Friday, August 17, 2007

More John Redwood, please

I enjoyed John Redwood's report, complete with the entertainingly weird ideas like being able to turn left at red lights, giving trains rubber wheels so they could stop faster and putting cycle lanes on pavements rather than in the roads. Then there's the faith-based recommendations about scrapping regulations on things like money laundering and health and safety. There's something very pleasing about John Redwood being given plenty of time on the telly, just to remind everyone who might have forgotten that people like him used to run the country and want to do so again.

The proposals on inheritance tax seem to me like a victory for the Tories who want to be a right-wing lobby group rather than a possible government. The pressure from this report and from the wealthy people who run disinformation campaigns in the Daily Mail and so on about how many people are affected will probably mean that the government raises the thresholds a bit quicker in future. But going on about how taxes are unfair and too high, but then pledging not to cut them, which appears to be the current Tory position, is incoherent. For people worried that a future Tory government will mess up the economy again and cut important services if they win power, this is the opposite of reassuring.

Redwood also wants to reduce regulation of care homes, as a way of increasing the number of places. Long term care for the elderly and inheritance tax are clearly related issues. For many middle-income families, care home bills cost far more than any amount that they would pay in inheritance tax.

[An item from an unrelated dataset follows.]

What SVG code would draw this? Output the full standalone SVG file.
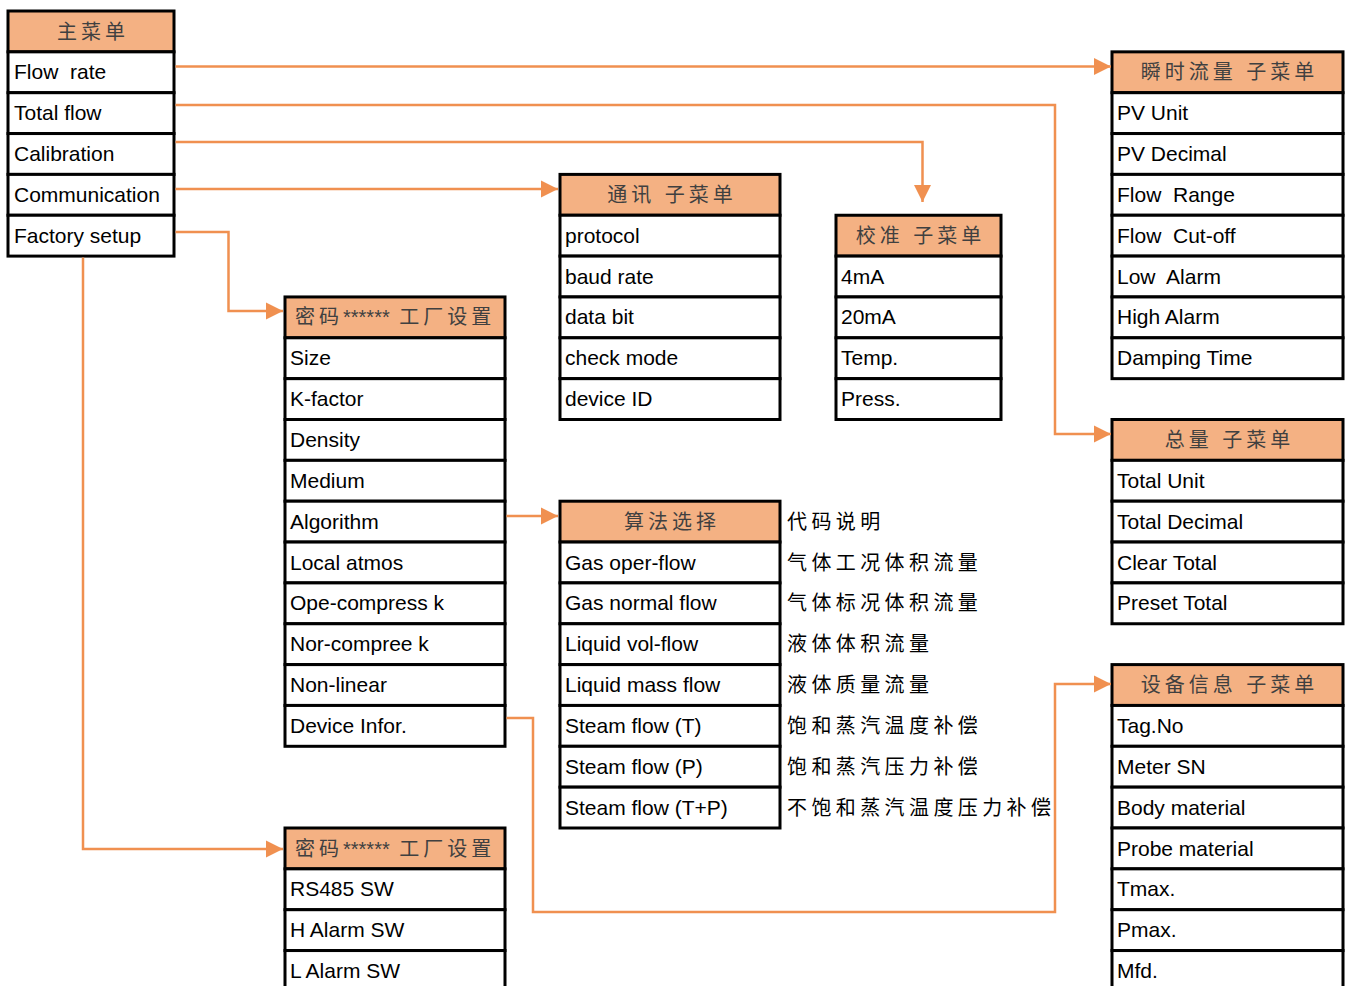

Redwood's vision is one in which increasing numbers of elderly people spend the last years of their lives in unregulated care homes, vulnerable to abuse in institutions whose first duty is to maximise profits for their shareholders, and then when they die, their beneficiaries receive tax-free inheritances based not on their own efforts but how little of their parents' money was spent on their care. A less appealing society to live in can hardly be imagined.